I awakened in the PACU or Post-Anesthesia Care Unit, to the soft voice of a beautiful nursing grad student, "Rachel", who asked the usual questions: Where are you? What is your name? What is your date of birth? What year is it? Etc. All this is done to ensure you are all there.
She then questioned me about the pain, where it hurt and the nature. I told her the worst aspect was a burning sensation all through the urethra, from the catheter. (I ended up opting for a Foley catheter, as opposed to supra-pubic on the advice of a urology resident, "Tim".).

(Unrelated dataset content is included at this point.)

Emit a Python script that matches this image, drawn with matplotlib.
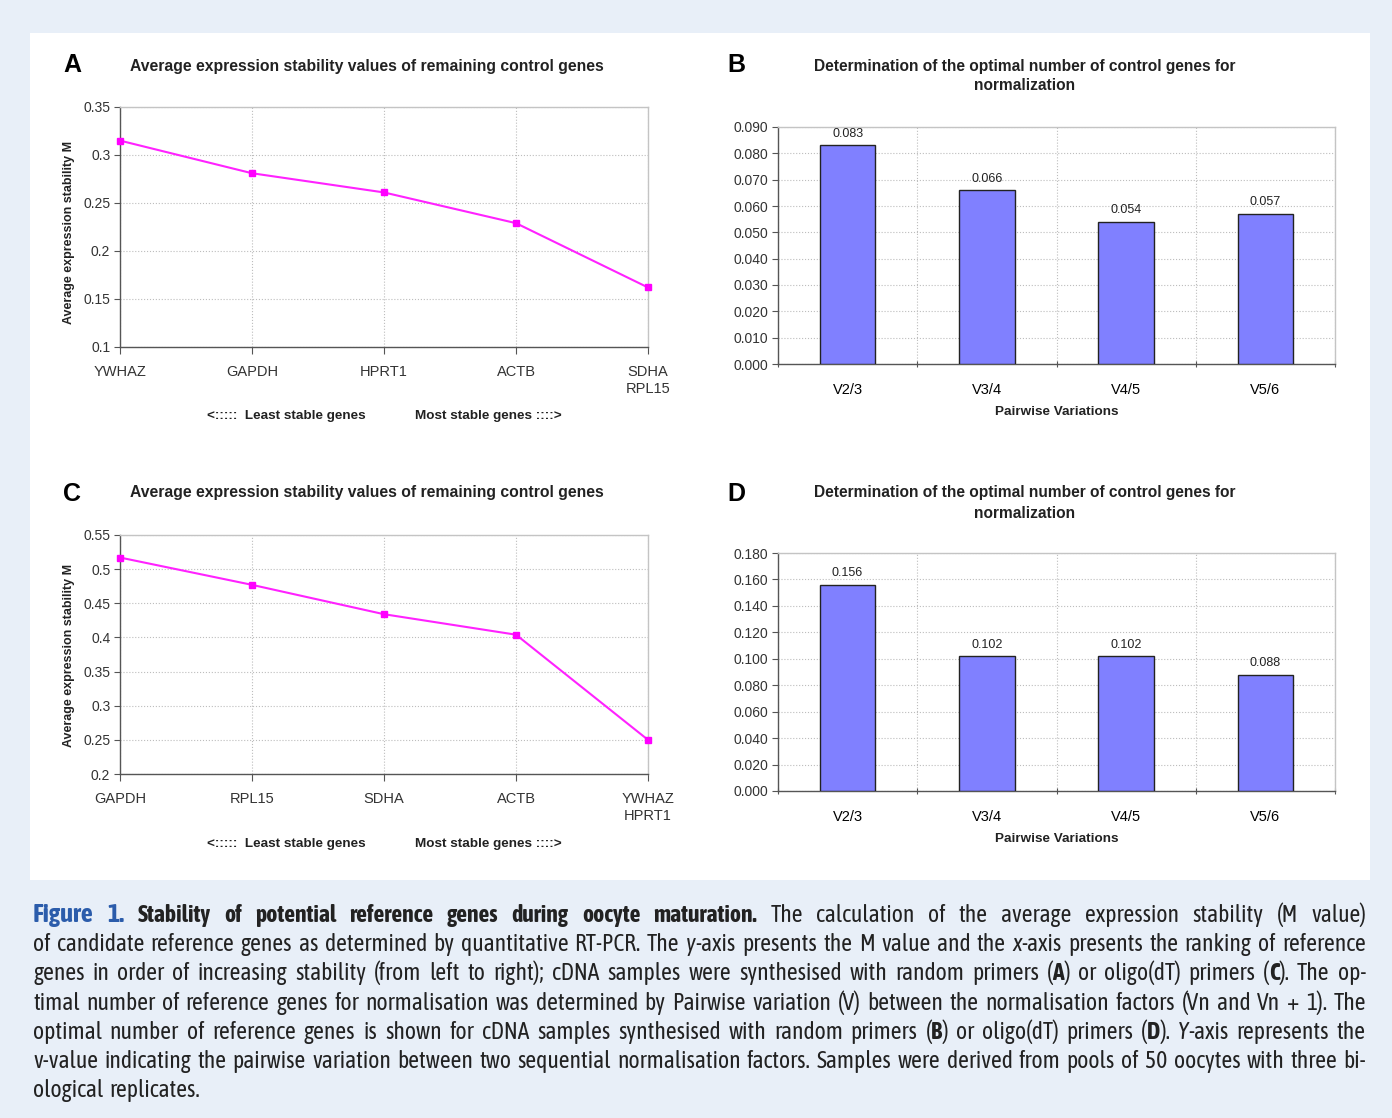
import numpy as np
import matplotlib
matplotlib.use('Agg')
import matplotlib.pyplot as plt
from matplotlib.patches import Rectangle
from matplotlib import font_manager

# Data
genes_a = ['YWHAZ', 'GAPDH', 'HPRT1', 'ACTB', 'SDHA\nRPL15']
m_a = [0.315, 0.281, 0.261, 0.229, 0.162]
genes_c = ['GAPDH', 'RPL15', 'SDHA', 'ACTB', 'YWHAZ\nHPRT1']
m_c = [0.517, 0.477, 0.434, 0.404, 0.250]
pairs = ['V2/3', 'V3/4', 'V4/5', 'V5/6']
v_b = [0.083, 0.066, 0.054, 0.057]
v_d = [0.156, 0.102, 0.102, 0.088]

W, H = 1392, 1118
plt.rcParams['font.family'] = ['Liberation Sans', 'DejaVu Sans']

fig = plt.figure(figsize=(W / 100, H / 100), dpi=100)
fig.patch.set_facecolor('#e8eff8')
fig.add_artist(Rectangle((30 / W, 1 - 880 / H), 1340 / W, 847 / H,
                         transform=fig.transFigure, facecolor='white',
                         edgecolor='none', zorder=0))


def px(x, y):
    return x / W, 1 - y / H


def axes_px(left, top, right, bottom):
    return fig.add_axes([left / W, 1 - bottom / H, (right - left) / W, (bottom - top) / H])


def style_axes(ax):
    for s in ['top', 'right']:
        ax.spines[s].set_color('#c4c4c4')
    for s in ['left', 'bottom']:
        ax.spines[s].set_color('#555555')
    for s in ax.spines.values():
        s.set_linewidth(1)
    ax.tick_params(colors='#555555', labelcolor='#333333')


def line_panel(ax, labels, vals, lo, hi, step):
    x = np.arange(len(vals))
    ax.plot(x, vals, color='#ff22ff', lw=1.5, marker='s', ms=5,
            mfc='#ff00ff', mec='#ff00ff', clip_on=False, zorder=3)
    ax.set_xlim(0, len(vals) - 1)
    ax.set_ylim(lo, hi)
    ticks = np.round(np.arange(lo, hi + step / 2, step), 3)
    ax.set_yticks(ticks)
    ax.set_yticklabels([f'{t:g}' for t in ticks], fontsize=10)
    ax.set_xticks(x)
    ax.set_xticklabels(labels, fontsize=10.5, linespacing=1.25, va='top')
    ax.grid(True, ls=':', color='#bdbdbd', lw=0.8)
    style_axes(ax)
    ax.tick_params(axis='x', length=5, pad=8)
    ax.tick_params(axis='y', length=4, pad=3)


def bar_panel(ax, labels, vals, top, step):
    x = np.arange(len(vals))
    ax.bar(x, vals, width=0.4, color='#8080ff', edgecolor='#222222', lw=1, zorder=3)
    for i, v in zip(x, vals):
        ax.annotate(f'{v:.3f}', (i, v), xytext=(0, 4), textcoords='offset points',
                    ha='center', va='bottom', fontsize=9, color='#222222')
    ax.set_xlim(-0.5, len(vals) - 0.5)
    ax.set_ylim(0, top)
    ticks = np.round(np.arange(0, top + step / 2, step), 3)
    ax.set_yticks(ticks)
    ax.set_yticklabels([f'{t:.3f}' for t in ticks], fontsize=10)
    ax.set_xticks(np.arange(-0.5, len(vals), 1.0))
    ax.set_xticklabels([])
    ax.set_xticks(x, minor=True)
    ax.set_xticklabels(labels, minor=True, fontsize=10.5)
    ax.tick_params(axis='x', which='minor', length=0, pad=14)
    ax.tick_params(axis='x', which='major', length=5, direction='inout')
    ax.grid(True, ls=':', color='#bdbdbd', lw=0.8)
    style_axes(ax)
    ax.tick_params(axis='y', length=4, pad=3)


ax_a = axes_px(120, 107, 648, 347)
line_panel(ax_a, genes_a, m_a, 0.1, 0.35, 0.05)
ax_c = axes_px(120, 535, 648, 774)
line_panel(ax_c, genes_c, m_c, 0.2, 0.55, 0.05)
ax_b = axes_px(778, 127, 1335, 364)
bar_panel(ax_b, pairs, v_b, 0.09, 0.01)
ax_d = axes_px(778, 553, 1335, 791)
bar_panel(ax_d, pairs, v_d, 0.18, 0.02)

# Panel letters and titles
for letter, (x, y) in zip('ABCD', [(72, 65), (736, 65), (72, 494), (736, 494)]):
    fig.text(*px(x, y), letter, fontsize=18, fontweight='bold', ha='center', va='center')

for y in [66, 493]:
    fig.text(*px(367, y), 'Average expression stability values of remaining control genes',
             fontsize=11.3, fontweight='bold', ha='center', va='center', color='#222222')
for y in [66, 493]:
    fig.text(*px(1025, y), 'Determination of the optimal number of control genes for',
             fontsize=11.2, fontweight='bold', ha='center', va='center', color='#222222')
    fig.text(*px(1025, y + 20), 'normalization',
             fontsize=11.2, fontweight='bold', ha='center', va='center', color='#222222')

for y in [232, 655]:
    fig.text(*px(69, y), 'Average expression stability M', rotation=90,
             fontsize=9, fontweight='bold', ha='center', va='center', color='#222222')

for y in [416, 844]:
    fig.text(*px(286, y), '<:::::  Least stable genes', fontsize=9.7, fontweight='bold',
             ha='center', va='center', color='#222222')
    fig.text(*px(488, y), 'Most stable genes ::::>', fontsize=9.7, fontweight='bold',
             ha='center', va='center', color='#222222')

for y in [412, 839]:
    fig.text(*px(1057, y), 'Pairwise Variations', fontsize=9.7, fontweight='bold',
             ha='center', va='center', color='#222222')

# Caption: a condensed face with regular and bold weights if one is installed
weights = {}
for f in font_manager.fontManager.ttflist:
    key = (f.name, f.stretch if f.stretch in ('condensed', 'semi-condensed') else
           ('condensed' if ('Narrow' in f.name or 'Condensed' in f.name) else 'normal'))
    w = f.weight if isinstance(f.weight, int) else (700 if 'bold' in str(f.weight) else 400)
    weights.setdefault(key, set()).add(w)

cap_font, cap_stretch = 'Liberation Sans', 'normal'
for (name, stretch), ws in sorted(weights.items()):
    if stretch != 'normal' and 400 in ws and any(w >= 600 for w in ws):
        cap_font = name
        cap_stretch = stretch if name in ('DejaVu Sans', 'Open Sans', 'Noto Sans') else 'normal'
        break

caption = [
    [('Figure 1.', 'f'), (' Stability of potential reference genes during oocyte maturation.', 'b'),
     (' The calculation of the average expression stability (M value)', 'n')],
    [('of candidate reference genes as determined by quantitative RT-PCR. The ', 'n'), ('y', 'i'),
     ('-axis presents the M value and the ', 'n'), ('x', 'i'),
     ('-axis presents the ranking of reference', 'n')],
    [('genes in order of increasing stability (from left to right); cDNA samples were synthesised '
      'with random primers (', 'n'), ('A', 'b'), (') or oligo(dT) primers (', 'n'), ('C', 'b'),
     ('). The op-', 'n')],
    [('timal number of reference genes for normalisation was determined by Pairwise variation (V) '
      'between the normalisation factors (Vn and Vn + 1). The', 'n')],
    [('optimal number of reference genes is shown for cDNA samples synthesised with random primers (', 'n'),
     ('B', 'b'), (') or oligo(dT) primers (', 'n'), ('D', 'b'), ('). ', 'n'), ('Y', 'i'),
     ('-axis represents the', 'n')],
    [('v-value indicating the pairwise variation between two sequential normalisation factors. '
      'Samples were derived from pools of 50 oocytes with three bi-', 'n')],
    [('ological replicates.', 'n')],
]


def style_kw(style, size):
    kw = dict(fontsize=size, family=[cap_font, 'DejaVu Sans'], fontstretch=cap_stretch,
              fontweight='normal', color='#222222', va='baseline', ha='left')
    if style == 'b':
        kw['fontweight'] = 'bold'
    elif style == 'f':
        kw['fontweight'] = 'bold'
        kw['color'] = '#2b5cab'
        kw['fontsize'] = size * 1.12
    elif style == 'i':
        kw['fontstyle'] = 'italic'
    return kw


def split_words(runs):
    words = [[]]
    for text, style in runs:
        parts = text.split(' ')
        for i, p in enumerate(parts):
            if i > 0:
                words.append([])
            if p:
                words[-1].append((p, style))
    return [w for w in words if w]


renderer = fig.canvas.get_renderer()
x0, x1 = 33, 1366


def measure(words, size):
    items = []
    for w in words:
        pieces = []
        for txt, style in w:
            t = fig.text(0, 0, txt, **style_kw(style, size))
            pieces.append((t, t.get_window_extent(renderer).width))
        items.append(pieces)
    return items


# pick a size so the widest justified line fits
base = 10
nat = 0
for runs in caption[:-1]:
    items = measure(split_words(runs), base)
    w = sum(w for p in items for _, w in p) + 0.25 * base * 100 / 72 * (len(items) - 1)
    nat = max(nat, w)
    for p in items:
        for t, _ in p:
            t.remove()
cap_size = min(17, base * (x1 - x0) / nat)

space_w = 0.25 * cap_size * 100 / 72
for k, runs in enumerate(caption):
    y = 922 + 29.2 * k
    items = measure(split_words(runs), cap_size)
    total = sum(w for p in items for _, w in p)
    if k < len(caption) - 1 and len(items) > 1:
        gap = (x1 - x0 - total) / (len(items) - 1)
    else:
        gap = space_w
    x = x0
    for pieces in items:
        for t, w in pieces:
            t.set_position(px(x, y))
            x += w
        x += gap

fig.savefig('out.png', dpi=100, facecolor=fig.get_facecolor())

She immediately brought me three meds to take with water, one of which was specifically to reduce the burning sensation that had become almost unbearable.
After giving me the meds, she brought me a few light Jello snacks. This time (unlike my gall bladder removal in May) there was no nausea at all so the anesthesiologist hit just the right mix.
Janice by now had also come up, after tracking my various locations using a "patient tracker" - coded by color to follow my progress. Once she arrived, Rachel and another student RN ("Callie") showed her how to change the catheter bags, and also go from the usual (day time) leg bag to the much larger night bag.
Let me say right off the bat that having a Foley catheter in place is no ball of fun, and ranks maybe up there with a root canal - or two. I had to wear the damned thing for two days before Dr. Crawford's RN gave the ok to take it out. She emphasized it was foolhardy to do so too early because then "you could be in a real world of hurt". That refers to all the ancillary tissues swelling up preventing urination, which earns you a trip to the ER.
So now, with it out I am still recovering and will get the results of the biopsy in 5 days or so.
Having had the normal biopsies and this one I can agree right now with what a paper dealing with it noted, that in general most men would not opt for it given the greater "medical burden" - that entails more invasive procedure - as I described - as well as more side effects, bleeding from rectum, penis, etc. and pain as well as having to wear a urinary catheter.
Most men, despite the touted accuracy of results (which isn't in dispute), will simply not opt for this advanced biopsy unless they are looking for a specific treatment option (e.g. focal cryo-ablation) for which it is required.
Anyway, recovering now, and thankfully with no catheter. I am just waiting for further word on whether I am a candidate for the focal cryo. I will have to meet with Dr. Crawford again in 2 weeks.
Yesterday (1/24) I received word from UC Health that the biopsy came results came out favorably for further treatment. 5 of 45 cores showed cancer but no scores higher than Gleason 3 + 3. So I am cleared to schedule treatment in about two months.